PROBLEM REQUIREMENTS: Reproduce exactly, and nothing else, the lines from the one that contains "Generate a LaTeX" through the one that contains "-- ([xshift=27*0.75pt]n1.south west);". Leave the pictures out.

Stored items
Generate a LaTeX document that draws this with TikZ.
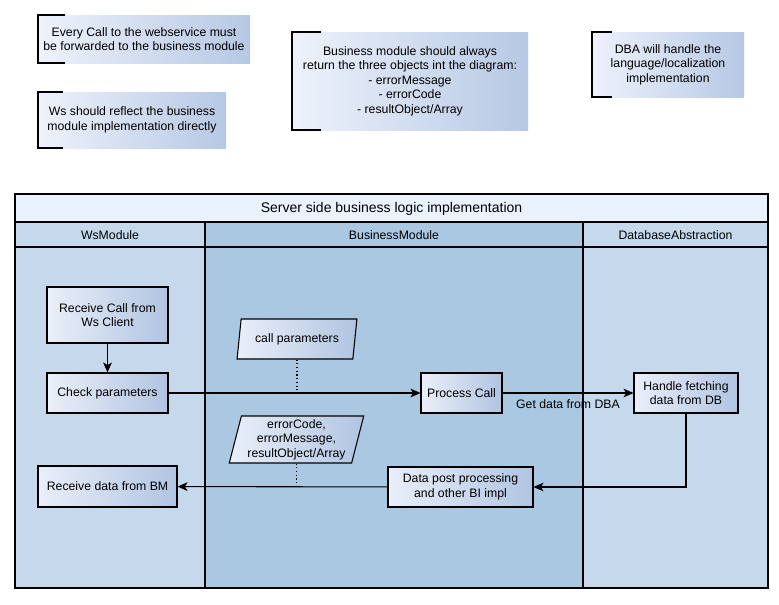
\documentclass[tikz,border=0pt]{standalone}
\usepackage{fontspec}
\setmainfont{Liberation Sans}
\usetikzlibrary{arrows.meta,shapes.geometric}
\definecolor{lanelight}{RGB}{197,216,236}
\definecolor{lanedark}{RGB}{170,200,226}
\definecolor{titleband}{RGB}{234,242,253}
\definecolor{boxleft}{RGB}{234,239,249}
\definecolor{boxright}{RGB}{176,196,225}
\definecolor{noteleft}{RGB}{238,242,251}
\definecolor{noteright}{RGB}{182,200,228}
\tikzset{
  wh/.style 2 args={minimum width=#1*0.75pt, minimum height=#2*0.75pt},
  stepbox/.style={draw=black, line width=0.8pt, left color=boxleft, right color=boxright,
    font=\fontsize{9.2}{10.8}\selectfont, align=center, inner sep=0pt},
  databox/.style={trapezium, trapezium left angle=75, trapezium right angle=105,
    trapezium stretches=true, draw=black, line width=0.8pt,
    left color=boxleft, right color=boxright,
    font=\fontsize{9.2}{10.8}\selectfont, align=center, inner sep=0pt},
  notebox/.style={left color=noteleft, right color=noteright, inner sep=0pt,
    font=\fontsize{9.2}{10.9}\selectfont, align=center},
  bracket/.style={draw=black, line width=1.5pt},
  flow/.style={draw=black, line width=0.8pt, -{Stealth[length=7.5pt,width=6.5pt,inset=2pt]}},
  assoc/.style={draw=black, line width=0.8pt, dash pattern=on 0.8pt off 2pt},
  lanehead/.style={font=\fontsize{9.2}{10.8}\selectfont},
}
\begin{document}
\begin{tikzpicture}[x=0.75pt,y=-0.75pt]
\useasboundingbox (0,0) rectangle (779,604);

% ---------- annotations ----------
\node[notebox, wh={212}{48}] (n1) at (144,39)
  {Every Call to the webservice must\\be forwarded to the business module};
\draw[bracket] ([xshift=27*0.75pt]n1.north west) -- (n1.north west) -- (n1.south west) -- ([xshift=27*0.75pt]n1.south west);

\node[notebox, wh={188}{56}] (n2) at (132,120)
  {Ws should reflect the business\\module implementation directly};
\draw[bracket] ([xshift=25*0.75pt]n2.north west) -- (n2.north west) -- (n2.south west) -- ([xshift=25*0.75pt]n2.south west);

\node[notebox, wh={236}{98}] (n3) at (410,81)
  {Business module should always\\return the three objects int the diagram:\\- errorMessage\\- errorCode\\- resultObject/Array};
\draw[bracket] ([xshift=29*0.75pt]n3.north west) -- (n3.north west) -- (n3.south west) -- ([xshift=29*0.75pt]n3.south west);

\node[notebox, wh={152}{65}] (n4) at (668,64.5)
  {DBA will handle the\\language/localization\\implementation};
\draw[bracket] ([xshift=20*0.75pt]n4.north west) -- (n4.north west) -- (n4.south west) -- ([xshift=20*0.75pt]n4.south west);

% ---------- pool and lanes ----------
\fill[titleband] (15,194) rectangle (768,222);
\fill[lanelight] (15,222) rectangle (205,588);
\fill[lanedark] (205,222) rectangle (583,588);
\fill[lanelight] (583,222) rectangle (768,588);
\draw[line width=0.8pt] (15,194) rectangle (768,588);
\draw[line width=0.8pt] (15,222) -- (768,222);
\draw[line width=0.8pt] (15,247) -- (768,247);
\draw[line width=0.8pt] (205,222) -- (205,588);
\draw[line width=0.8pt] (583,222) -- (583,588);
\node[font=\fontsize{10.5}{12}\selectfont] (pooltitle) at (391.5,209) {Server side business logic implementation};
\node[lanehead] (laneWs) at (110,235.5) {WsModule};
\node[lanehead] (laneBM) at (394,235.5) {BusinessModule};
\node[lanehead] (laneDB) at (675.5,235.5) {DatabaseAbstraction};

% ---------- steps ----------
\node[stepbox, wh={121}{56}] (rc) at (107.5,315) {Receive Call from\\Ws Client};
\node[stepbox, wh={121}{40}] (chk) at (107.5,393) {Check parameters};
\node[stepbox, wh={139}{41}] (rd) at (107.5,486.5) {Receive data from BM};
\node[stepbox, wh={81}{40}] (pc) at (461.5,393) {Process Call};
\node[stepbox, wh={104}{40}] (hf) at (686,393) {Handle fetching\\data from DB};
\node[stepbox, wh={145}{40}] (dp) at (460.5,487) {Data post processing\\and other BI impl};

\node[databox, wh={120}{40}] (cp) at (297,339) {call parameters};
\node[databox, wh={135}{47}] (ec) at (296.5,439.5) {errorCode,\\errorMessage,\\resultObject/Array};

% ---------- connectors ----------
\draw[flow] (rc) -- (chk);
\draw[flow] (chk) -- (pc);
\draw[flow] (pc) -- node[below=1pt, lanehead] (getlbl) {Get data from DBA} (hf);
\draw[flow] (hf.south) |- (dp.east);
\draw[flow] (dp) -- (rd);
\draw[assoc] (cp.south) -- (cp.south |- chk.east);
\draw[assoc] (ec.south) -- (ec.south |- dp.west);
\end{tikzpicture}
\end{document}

---

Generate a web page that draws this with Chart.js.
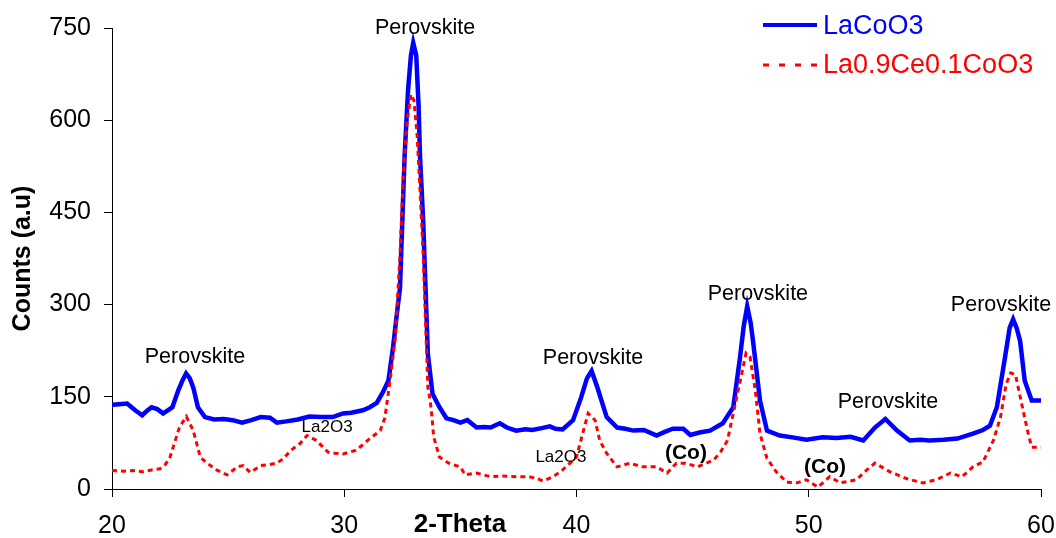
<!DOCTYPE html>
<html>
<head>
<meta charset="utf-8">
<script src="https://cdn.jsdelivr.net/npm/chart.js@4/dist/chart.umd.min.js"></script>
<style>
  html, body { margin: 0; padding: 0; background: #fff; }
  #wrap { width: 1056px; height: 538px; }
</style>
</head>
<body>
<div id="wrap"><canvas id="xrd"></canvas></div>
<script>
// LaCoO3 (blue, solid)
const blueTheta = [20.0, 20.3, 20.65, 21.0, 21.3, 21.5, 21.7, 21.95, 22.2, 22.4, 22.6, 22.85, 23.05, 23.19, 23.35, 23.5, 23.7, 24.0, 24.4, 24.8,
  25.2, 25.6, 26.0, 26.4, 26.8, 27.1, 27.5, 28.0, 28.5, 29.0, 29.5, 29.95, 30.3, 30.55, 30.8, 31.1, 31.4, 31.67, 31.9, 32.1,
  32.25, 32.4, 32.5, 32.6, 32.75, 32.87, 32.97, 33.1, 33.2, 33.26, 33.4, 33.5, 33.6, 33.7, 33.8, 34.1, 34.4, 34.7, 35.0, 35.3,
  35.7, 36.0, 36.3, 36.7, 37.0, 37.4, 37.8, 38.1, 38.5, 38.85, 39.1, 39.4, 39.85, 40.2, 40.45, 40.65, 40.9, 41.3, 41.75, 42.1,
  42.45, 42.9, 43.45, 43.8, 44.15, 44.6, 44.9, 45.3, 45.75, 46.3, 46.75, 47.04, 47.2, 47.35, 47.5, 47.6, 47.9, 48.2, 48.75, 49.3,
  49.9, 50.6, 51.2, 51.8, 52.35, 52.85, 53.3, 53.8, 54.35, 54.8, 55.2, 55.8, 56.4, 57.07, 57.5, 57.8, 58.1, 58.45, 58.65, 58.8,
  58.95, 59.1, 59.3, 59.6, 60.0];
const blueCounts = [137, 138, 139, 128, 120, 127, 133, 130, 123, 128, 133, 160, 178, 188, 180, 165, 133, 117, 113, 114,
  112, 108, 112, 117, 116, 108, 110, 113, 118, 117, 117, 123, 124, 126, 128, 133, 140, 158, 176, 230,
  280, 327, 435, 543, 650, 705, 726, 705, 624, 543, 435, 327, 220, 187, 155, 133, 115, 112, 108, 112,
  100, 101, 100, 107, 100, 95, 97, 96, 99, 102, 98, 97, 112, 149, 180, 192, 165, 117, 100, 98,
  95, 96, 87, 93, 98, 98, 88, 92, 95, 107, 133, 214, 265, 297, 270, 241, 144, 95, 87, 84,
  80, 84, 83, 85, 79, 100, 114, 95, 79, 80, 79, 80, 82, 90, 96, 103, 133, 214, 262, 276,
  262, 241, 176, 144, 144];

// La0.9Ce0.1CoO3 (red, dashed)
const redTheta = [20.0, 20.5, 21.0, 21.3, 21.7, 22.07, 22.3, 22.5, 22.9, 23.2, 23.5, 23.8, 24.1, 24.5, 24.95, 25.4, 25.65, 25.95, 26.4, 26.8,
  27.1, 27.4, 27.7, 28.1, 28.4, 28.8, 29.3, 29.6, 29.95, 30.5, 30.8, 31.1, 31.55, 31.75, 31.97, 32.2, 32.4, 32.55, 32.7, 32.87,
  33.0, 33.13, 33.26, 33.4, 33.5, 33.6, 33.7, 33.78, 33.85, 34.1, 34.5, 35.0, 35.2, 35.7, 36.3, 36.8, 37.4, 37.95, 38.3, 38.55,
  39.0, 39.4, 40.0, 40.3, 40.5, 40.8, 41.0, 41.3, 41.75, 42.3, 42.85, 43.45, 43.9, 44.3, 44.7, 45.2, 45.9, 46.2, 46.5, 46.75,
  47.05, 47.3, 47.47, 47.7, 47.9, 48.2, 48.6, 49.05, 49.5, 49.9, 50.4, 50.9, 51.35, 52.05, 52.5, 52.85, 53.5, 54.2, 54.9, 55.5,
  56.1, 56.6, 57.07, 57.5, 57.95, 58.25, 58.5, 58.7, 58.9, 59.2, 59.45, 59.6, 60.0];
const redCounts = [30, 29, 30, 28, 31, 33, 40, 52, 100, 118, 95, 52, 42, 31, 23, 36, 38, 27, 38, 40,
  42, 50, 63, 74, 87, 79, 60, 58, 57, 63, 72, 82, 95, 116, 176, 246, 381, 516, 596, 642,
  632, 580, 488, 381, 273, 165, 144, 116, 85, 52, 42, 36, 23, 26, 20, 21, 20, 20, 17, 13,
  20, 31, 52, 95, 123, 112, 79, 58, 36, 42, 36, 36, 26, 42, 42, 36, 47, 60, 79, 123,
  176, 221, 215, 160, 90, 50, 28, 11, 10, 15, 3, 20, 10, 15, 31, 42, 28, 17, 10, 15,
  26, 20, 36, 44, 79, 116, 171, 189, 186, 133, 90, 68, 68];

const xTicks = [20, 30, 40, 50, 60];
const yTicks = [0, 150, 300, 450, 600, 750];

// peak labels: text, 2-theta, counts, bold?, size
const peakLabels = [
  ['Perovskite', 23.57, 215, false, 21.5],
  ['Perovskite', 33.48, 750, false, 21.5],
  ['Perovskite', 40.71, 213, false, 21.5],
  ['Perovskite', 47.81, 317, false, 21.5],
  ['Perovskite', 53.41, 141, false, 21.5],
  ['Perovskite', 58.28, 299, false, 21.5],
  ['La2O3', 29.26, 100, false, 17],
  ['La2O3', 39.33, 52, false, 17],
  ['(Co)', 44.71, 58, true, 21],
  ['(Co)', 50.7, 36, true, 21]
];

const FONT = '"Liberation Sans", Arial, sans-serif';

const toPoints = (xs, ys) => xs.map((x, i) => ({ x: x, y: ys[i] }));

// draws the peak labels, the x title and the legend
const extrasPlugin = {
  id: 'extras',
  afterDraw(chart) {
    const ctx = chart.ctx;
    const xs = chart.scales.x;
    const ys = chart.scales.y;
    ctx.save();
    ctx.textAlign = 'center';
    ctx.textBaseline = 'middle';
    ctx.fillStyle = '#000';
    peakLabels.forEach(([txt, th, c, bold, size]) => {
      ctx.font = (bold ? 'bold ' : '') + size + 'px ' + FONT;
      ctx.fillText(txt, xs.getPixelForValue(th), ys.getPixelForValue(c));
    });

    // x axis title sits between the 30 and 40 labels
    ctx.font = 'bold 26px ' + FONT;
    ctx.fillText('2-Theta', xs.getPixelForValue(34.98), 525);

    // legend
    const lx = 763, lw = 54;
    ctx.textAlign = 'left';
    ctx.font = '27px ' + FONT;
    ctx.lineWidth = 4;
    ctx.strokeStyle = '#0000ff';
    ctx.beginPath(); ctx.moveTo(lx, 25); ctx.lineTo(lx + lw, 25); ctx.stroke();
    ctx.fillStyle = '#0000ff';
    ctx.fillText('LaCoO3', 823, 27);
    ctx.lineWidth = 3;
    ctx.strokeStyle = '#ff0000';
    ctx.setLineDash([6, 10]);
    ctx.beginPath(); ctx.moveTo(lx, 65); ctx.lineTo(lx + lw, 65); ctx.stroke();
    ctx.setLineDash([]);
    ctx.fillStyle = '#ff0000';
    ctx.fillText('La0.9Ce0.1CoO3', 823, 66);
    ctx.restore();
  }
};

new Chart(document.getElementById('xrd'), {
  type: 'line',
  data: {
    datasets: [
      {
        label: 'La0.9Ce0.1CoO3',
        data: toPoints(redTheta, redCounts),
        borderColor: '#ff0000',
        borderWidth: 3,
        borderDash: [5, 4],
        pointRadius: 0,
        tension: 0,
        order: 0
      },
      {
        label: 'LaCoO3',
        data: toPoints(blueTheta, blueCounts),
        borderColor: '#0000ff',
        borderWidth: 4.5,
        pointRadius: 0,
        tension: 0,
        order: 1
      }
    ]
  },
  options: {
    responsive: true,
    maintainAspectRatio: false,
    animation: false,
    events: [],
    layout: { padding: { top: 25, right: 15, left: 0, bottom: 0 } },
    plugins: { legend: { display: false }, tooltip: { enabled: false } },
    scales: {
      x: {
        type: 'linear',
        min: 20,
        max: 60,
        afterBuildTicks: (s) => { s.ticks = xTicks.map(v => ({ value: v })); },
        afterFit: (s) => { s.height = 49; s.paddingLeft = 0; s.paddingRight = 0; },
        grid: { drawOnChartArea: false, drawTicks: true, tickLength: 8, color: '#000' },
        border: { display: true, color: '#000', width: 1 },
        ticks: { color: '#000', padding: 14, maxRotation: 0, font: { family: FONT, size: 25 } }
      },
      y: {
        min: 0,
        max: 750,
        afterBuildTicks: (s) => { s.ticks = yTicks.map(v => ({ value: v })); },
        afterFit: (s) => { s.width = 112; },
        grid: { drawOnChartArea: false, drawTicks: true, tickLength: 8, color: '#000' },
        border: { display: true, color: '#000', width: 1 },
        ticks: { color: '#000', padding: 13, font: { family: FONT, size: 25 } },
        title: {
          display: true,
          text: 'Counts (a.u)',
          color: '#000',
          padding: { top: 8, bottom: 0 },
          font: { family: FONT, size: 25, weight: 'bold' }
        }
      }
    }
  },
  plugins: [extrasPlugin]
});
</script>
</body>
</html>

OUTPUT OF THE EXERCISE:
Generate a LaTeX document that draws this with TikZ.
\documentclass[tikz,border=0pt]{standalone}
\usepackage{fontspec}
\setmainfont{Liberation Sans}
\usetikzlibrary{arrows.meta,shapes.geometric}
\definecolor{lanelight}{RGB}{197,216,236}
\definecolor{lanedark}{RGB}{170,200,226}
\definecolor{titleband}{RGB}{234,242,253}
\definecolor{boxleft}{RGB}{234,239,249}
\definecolor{boxright}{RGB}{176,196,225}
\definecolor{noteleft}{RGB}{238,242,251}
\definecolor{noteright}{RGB}{182,200,228}
\tikzset{
  wh/.style 2 args={minimum width=#1*0.75pt, minimum height=#2*0.75pt},
  stepbox/.style={draw=black, line width=0.8pt, left color=boxleft, right color=boxright,
    font=\fontsize{9.2}{10.8}\selectfont, align=center, inner sep=0pt},
  databox/.style={trapezium, trapezium left angle=75, trapezium right angle=105,
    trapezium stretches=true, draw=black, line width=0.8pt,
    left color=boxleft, right color=boxright,
    font=\fontsize{9.2}{10.8}\selectfont, align=center, inner sep=0pt},
  notebox/.style={left color=noteleft, right color=noteright, inner sep=0pt,
    font=\fontsize{9.2}{10.9}\selectfont, align=center},
  bracket/.style={draw=black, line width=1.5pt},
  flow/.style={draw=black, line width=0.8pt, -{Stealth[length=7.5pt,width=6.5pt,inset=2pt]}},
  assoc/.style={draw=black, line width=0.8pt, dash pattern=on 0.8pt off 2pt},
  lanehead/.style={font=\fontsize{9.2}{10.8}\selectfont},
}
\begin{document}
\begin{tikzpicture}[x=0.75pt,y=-0.75pt]
\useasboundingbox (0,0) rectangle (779,604);

% ---------- annotations ----------
\node[notebox, wh={212}{48}] (n1) at (144,39)
  {Every Call to the webservice must\\be forwarded to the business module};
\draw[bracket] ([xshift=27*0.75pt]n1.north west) -- (n1.north west) -- (n1.south west) -- ([xshift=27*0.75pt]n1.south west);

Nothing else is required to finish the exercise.